Yes. We started cautiously last year with ordinance and policy changes to increase food production in our city. Now it is time to adjust the rules to make more sense (as the question points out, how could someone predict when the tomatoes will ripen?) I will support and end to requiring the dates of sale be identified at the beginning of the season, expanding the number of sale dates allowed and allowing sale of produce from multiple farm sites. I am ready to get this done for this year’s growing season.

Broad vision question:

As a candidate for public office, what would you like the food economy of Minneapolis to look like in 2017?

In 2017 I want to see financially viable urban farming with sustainable practices that enhance our urban environment. The city will be a part of establishing a market for the produce through our buying power. Partnerships between the food producers and any organizations that work with young people will connect more kids in our city with the actual growing of food, from preparing the soil to harvest and cooking. Ideally, some will even earn money this way, opening their eyes to another possible occupation.

My very personal wish is that we can have tomatoes that ripen near enough to our restaurants that they can serve us the fruit in the red and flavorful condition we now only enjoy late-July through September in our homes and a few places that adhere to local-sourcing. This would not only improve the nutrition and enjoyment of a favorite food, it would mean less transportation and all of the energy use/pollution issues that go with it.

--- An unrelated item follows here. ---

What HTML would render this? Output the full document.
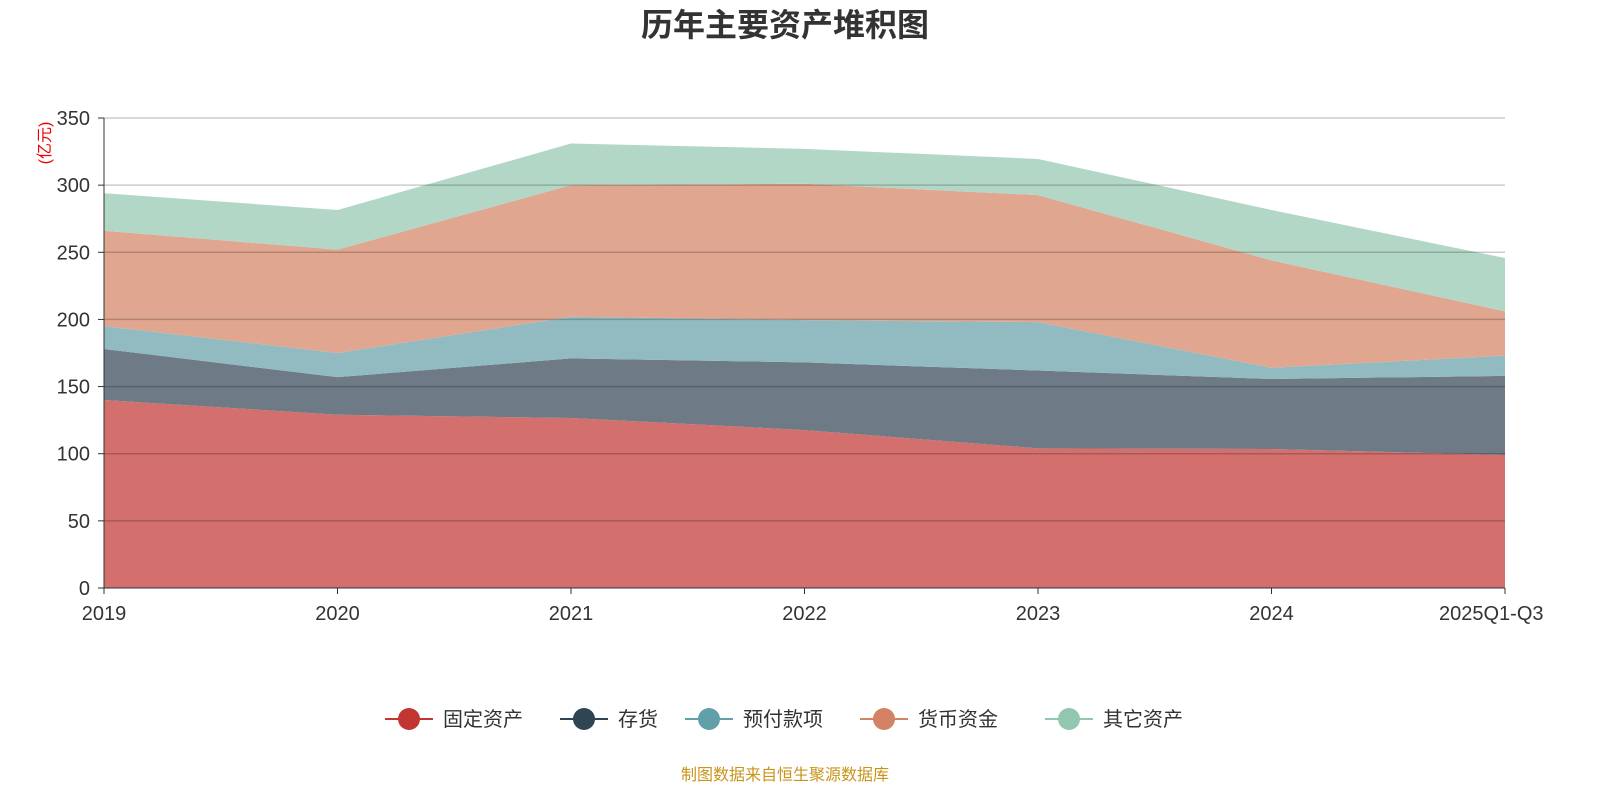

Urban farming and marketing of the food will be another way in which Minneapolis is nationally recognized as a city that views and values our sustainability holistically, an approach that increasingly attracts people to our city. The marketing of food is another great opportunity to provide the connectivity Minneapolis residents enjoy through localized festive farmers’ markets that connect growers directly with their consumers, farmers’ markets that connect growers directly with their consumers.